Elaborating on what was stated above, a national popular vote is a form of democracy. But the Constitution creates a republican form of government and not a democracy. Why? Madison explains why we do not have a democracy in The Federalist Paper #10. It is because as he put it “Democracies….have ever been found incompatible with personal security, or the rights of property; and have in general been as short in their lives, as they have been violent in their deaths”.  That is with majority rule minority factions and individuals can be treated poorly and often their freedoms are violated and their property taken.  He warns this often leads to chaos.

In a representative Republic composed of sovereign states the effect of large factions located in particular regions of the country is diminished.  Madison was concerned about organizations that might be popular say in the South but not the rest of the country. With the form of government they gave us if any group totally dominated the South or any region, its influence would be reduced because the electors from other states would not be beholden to large majorities in different states. This protection against large factions dominating elections is eliminated with a national popular vote. Also as mentioned earlier, individual state interests are not considered under any national popular vote scheme.

Perhaps it is well to remember that when a woman of Philadelphia asked Benjamin Franklin after the deliberations over the new Constitution were completed, “Well, Doctor, what have we got, a republic or a monarchy?”  Franklin responded, “A republic, if you can keep it.”  This scheme is an attempt to destroy the republic.

Suppose this scheme goes into effect and survives all legal challenges. What could the disenfranchised states do, what could Texas do?

The Constitution is a legally binding compact or contract agreed to by all 50 states. Importantly, in law the interpretation of words in the compact are the meanings given at the time the compact was formed unless changed by some form of agreement entered into at a later time. At no time, either when ratified or when amended did the interpretation of the compact change to allow a president to be elected by a national popular vote.

Therefore the members of this scheme would be violating the compact entered into by all the states and that would cause the compact to no longer be in effect. Since the compact formed the union, breaking the compact in such an obvious and intentional manner dissolves the Union. Texas and other non-member states would be free to go it alone or form a separate union. Even though I might desire a union of red states without any blue states, I can’t support a scheme that dissolves the Union with all of the consequences certain to follow.

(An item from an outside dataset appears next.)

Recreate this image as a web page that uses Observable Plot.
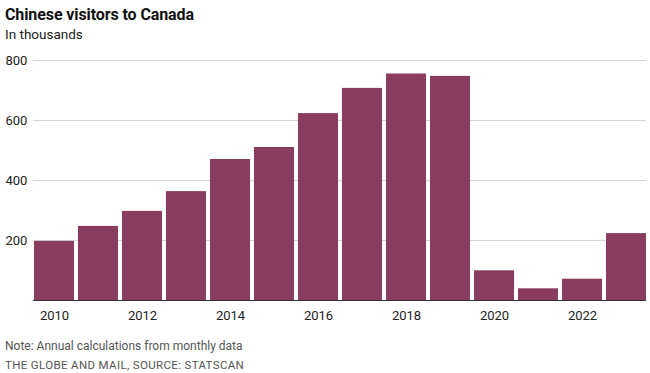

We who oppose this scheme as being illegal and against the Constitution as written by the founders need to be on guard because popular votes determining elections appear to be good ideas and state legislatures have been known to make very bad decisions. Two very very bad decisions will illustrate that point.

The Constitution was amended by the states to allow for the popular election of senators within states contrary to the advise of our founders. When senators were chosen by the states legislators no federal act could become law without the approval of a majority of the states and every justice to the Supreme Court favored states rights. But the states in their wisdom gave this protection away because of the difficulty they experienced selecting senators.

Even worse perhaps, the Constitution forbade the Federal Government from taxing income leaving that greatest source of wealth to the states. Foolishly, however, the states gave that wealth to the federal government by approving amendment #16. The founders thought the states should control the wealth and give to the Federal Government only what was required to execute the limited powers they granted it. Now of course the federal government controls that wealth and uses it to bribe the states to do its bidding.

So don’t blindly expect your state to do the right thing. Get active, find out if your state is going to consider this scheme and if so let them know that the National Popular Vote Compact is a very Bad Idea.